- **TASK DETAILS**:
Write out every line below that includes the word "this".
-------
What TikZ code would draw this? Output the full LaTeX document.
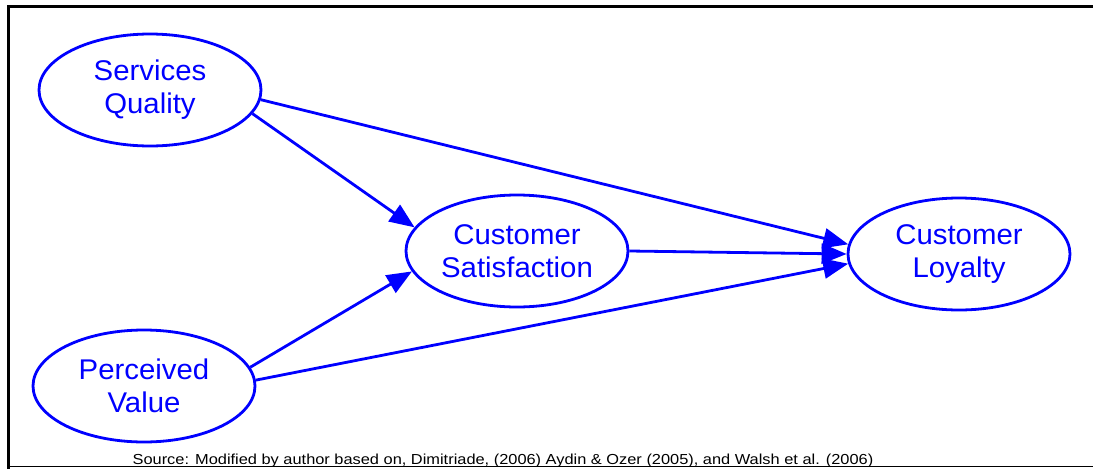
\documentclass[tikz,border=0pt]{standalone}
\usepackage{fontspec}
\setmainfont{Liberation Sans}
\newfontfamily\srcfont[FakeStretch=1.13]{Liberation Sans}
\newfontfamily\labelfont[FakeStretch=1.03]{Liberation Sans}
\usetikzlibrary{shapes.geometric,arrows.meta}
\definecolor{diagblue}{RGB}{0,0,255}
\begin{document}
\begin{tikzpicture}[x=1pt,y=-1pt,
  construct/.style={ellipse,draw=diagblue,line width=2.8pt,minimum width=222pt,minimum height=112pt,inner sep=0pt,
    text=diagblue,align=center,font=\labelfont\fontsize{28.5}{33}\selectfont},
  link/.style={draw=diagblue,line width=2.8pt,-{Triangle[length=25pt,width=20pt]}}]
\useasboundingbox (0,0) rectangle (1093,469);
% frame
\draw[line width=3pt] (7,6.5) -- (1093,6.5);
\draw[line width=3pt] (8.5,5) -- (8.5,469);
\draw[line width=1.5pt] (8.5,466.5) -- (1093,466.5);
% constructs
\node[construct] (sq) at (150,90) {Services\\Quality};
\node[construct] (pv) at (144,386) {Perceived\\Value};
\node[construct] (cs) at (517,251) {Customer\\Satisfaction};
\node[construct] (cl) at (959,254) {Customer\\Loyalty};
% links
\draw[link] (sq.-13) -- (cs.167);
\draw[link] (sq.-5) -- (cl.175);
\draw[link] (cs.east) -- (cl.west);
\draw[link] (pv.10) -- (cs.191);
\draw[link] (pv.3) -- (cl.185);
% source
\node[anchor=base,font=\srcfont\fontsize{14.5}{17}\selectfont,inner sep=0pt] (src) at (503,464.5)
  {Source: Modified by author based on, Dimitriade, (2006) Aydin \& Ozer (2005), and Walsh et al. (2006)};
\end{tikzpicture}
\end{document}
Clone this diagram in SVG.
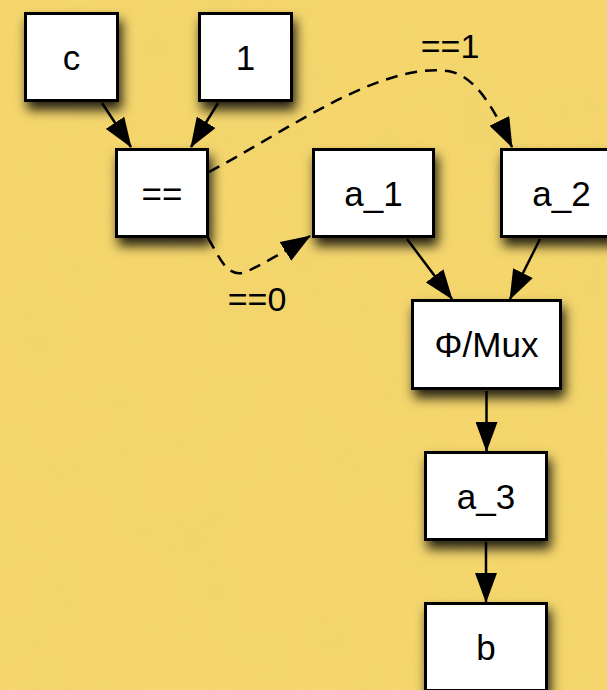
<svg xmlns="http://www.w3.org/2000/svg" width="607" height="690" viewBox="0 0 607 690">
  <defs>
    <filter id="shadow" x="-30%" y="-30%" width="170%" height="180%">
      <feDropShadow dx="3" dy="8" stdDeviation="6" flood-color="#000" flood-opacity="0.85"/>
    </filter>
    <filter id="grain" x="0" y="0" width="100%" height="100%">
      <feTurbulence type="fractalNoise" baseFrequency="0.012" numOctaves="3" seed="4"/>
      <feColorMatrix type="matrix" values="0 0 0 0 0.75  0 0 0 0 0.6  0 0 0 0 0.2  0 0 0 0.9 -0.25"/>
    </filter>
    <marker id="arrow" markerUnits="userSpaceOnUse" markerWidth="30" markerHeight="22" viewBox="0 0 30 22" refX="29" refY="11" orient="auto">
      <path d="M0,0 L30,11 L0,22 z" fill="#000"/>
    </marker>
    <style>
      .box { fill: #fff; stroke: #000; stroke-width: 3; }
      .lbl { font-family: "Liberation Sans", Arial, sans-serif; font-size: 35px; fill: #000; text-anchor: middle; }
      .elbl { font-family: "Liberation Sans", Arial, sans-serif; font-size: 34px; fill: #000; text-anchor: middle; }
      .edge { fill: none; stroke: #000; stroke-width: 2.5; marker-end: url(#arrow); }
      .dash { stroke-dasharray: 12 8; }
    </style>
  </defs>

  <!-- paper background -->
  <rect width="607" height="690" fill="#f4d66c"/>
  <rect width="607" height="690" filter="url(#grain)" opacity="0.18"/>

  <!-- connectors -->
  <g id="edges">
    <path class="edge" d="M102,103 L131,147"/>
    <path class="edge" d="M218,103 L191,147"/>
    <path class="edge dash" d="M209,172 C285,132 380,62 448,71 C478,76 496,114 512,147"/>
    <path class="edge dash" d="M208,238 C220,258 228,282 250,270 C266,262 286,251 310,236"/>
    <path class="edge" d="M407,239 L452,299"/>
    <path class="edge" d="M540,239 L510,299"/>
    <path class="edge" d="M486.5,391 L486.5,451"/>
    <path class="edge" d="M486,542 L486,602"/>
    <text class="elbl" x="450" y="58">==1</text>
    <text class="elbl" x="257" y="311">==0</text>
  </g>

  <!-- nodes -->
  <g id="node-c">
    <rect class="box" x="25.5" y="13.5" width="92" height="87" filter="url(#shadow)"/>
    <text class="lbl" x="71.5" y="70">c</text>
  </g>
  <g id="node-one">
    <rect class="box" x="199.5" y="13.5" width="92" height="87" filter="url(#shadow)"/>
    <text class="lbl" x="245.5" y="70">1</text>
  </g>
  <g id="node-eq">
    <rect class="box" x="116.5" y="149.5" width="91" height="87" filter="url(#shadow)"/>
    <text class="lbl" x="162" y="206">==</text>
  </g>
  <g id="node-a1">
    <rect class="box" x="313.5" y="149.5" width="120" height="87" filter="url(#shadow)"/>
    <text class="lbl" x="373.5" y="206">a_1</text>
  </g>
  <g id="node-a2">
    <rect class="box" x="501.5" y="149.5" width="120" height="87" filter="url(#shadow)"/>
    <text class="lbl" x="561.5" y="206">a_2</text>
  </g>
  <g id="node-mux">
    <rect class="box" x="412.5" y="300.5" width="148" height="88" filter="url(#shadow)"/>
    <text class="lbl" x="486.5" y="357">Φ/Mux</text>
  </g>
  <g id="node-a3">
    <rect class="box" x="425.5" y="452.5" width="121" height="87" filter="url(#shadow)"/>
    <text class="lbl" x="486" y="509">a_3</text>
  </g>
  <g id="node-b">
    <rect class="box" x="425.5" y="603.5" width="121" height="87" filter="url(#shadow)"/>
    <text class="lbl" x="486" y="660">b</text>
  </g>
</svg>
-------
- **PROBLEM SOLUTION**:
What TikZ code would draw this? Output the full LaTeX document.
Clone this diagram in SVG.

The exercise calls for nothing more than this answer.